A day later, Denmark, the Netherlands and the US declared that the first of about 85 F-16 fighters were in the process of being transferred to Ukraine – more than 18 months after the Ukrainian president, Volodymyr Zelenskiy, began pressing for them.

Few believe F-16s, as they arrive, can be a gamechanger in isolation – and though the hope is they can suppress attacks from air-launched glide bombs, they may at first be used to pick off Russian drones as they fly over Ukrainian airspace, a necessary but relatively basic task.

Ukraine has received weapon systems from the west that nobody would have thought possible immediately after Russia first launched its full-scale invasion in February 2022, but the political fanfare that greets each new arrival has so far been followed by relative disappointment on the battlefield.

That risks reinforcing the idea that no amount of military aid can help Kyiv recover its lost territories and somehow win the war, though it misses the more important argument that without US military aid, Ukraine risks starting to lose.

When fresh US aid was withheld by Trump allies in Congress for months in the spring, Ukraine first lost Avdiivka in February, then border territory near Kharkiv in May, before sufficient supplies started coming through.

Nato allies in Washington did agree some positive diplomatic language on Ukraine’s eventual membership, describing the country as on an “irreversible path” to joining in the summit communique.
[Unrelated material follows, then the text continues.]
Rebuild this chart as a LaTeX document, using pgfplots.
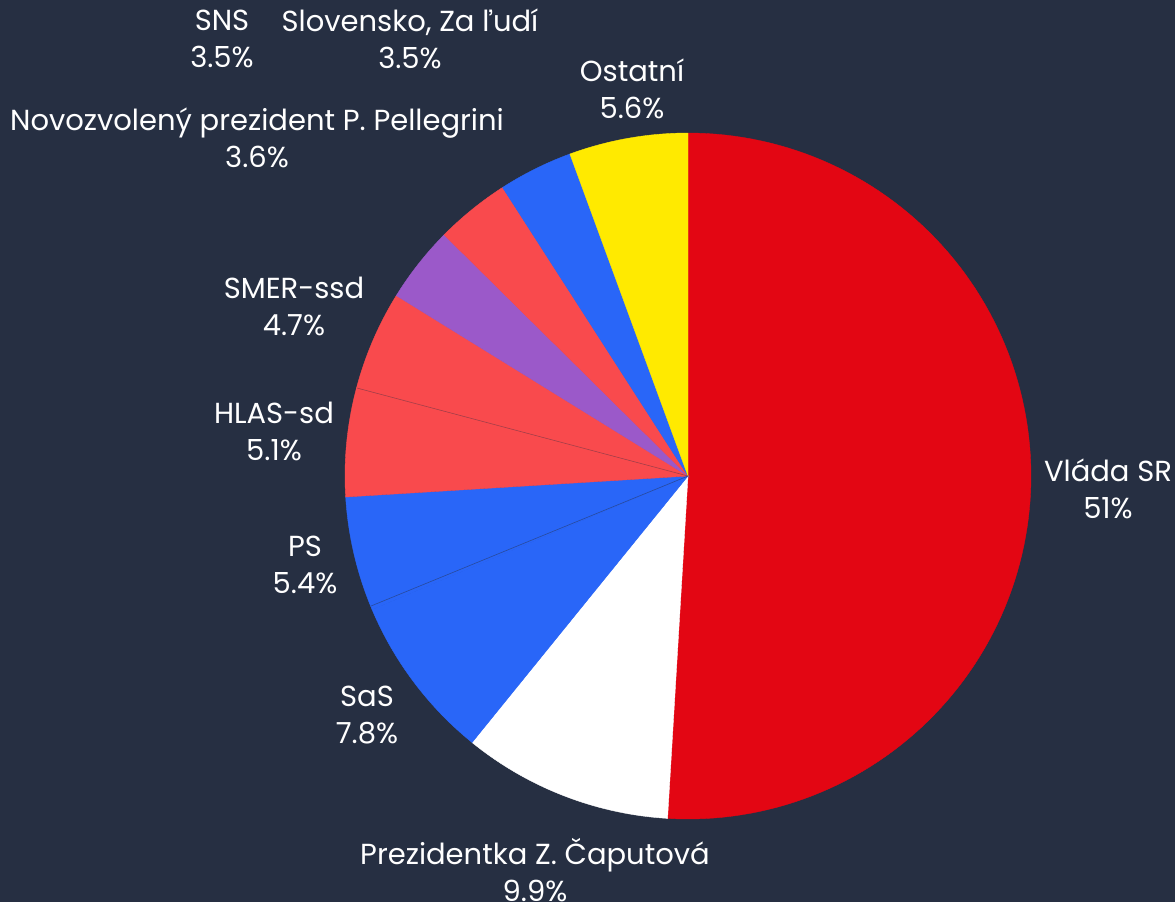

Artful though this was, however, in practical terms Kyiv is no nearer joining, and the reality is that Russia’s invasion is now preventing Ukraine becoming a member, because Nato does not want to join in the war.

A key tactic of the Biden White House has been to link concerns about China, one of the few bipartisan issues in the US, with Nato, traditionally focused on the Euro-Atlantic. That all 32 allies could agree on describing China’s discreet supply of military components and chemicals to Russia as a “decisive enabler” of the war in Ukraine was a success from the point of alliance unity, Von Hippel said.

Such statements are unlikely to persuade Beijing to change its mind – “This is a hard nut to crack,” Von Hippel said – but anything that puts off China from supplying weapons to Russia can be defined as a success for the west. Depending on the results of the US election, come the next summit in The Hague, a year from now, such moments of diplomatic unity may prove harder to coordinate.